While grabbing a larger chunk of compositional credit this time around, Levin also finds new approaches to popular tunes. "Love 4 Sale" takes Cole Porter's classic to unexpected places with a combination of some surprising re-harmonization, shifting feels and, after Levin's extended and dynamically building solo, a clean-toned turn from Cariddi that again blends bop with plenty of blues edge.

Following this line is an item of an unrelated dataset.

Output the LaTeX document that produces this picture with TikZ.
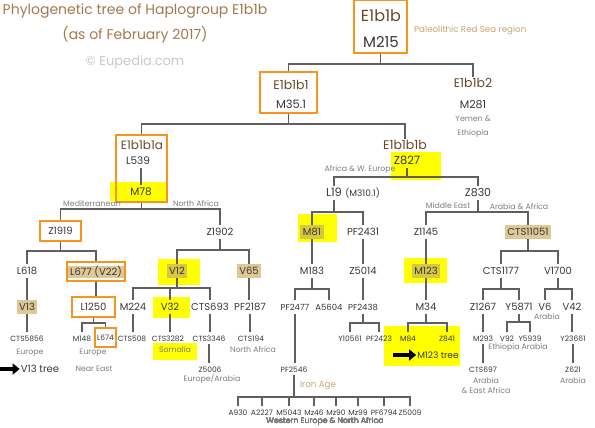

But it's Levin's arrangement of Jaco Pastorius' often-covered "Teen Town" that's Certified Organic's biggest surprise. Usually a bass workout, this time the knotty but singable theme isn't its primary focus; it's a steadily-building trade-off between Levin and saxophonist Erik Lawrence. With it, as with all of Certified Organic, Levin ups the ante and aims to increase his visibility as a leader. Demonstrating undeniably fine skills as composer, arranger and performer whose reach goes well beyond Certified Organic's groove-happy veneer, it's an album that easily places Levin in the same company as Larry Goldings, Gary Versace and Dan Wall. ~By John Kelman

Personnel: Pete Levin: Nord Clavia keyboards; John Cariddi: guitar (1-3, 7); Mike DeMicco: guitar (4, 8); Joe Beck: guitar (6, 10); Jesse Gress: guitar (5, 9); Erik Lawrence: saxophone (5-7); Harvey Sorgen; drums; Ernie Colon: percussion (1-3, 5); Ken Lovelett: percussion (4, 6).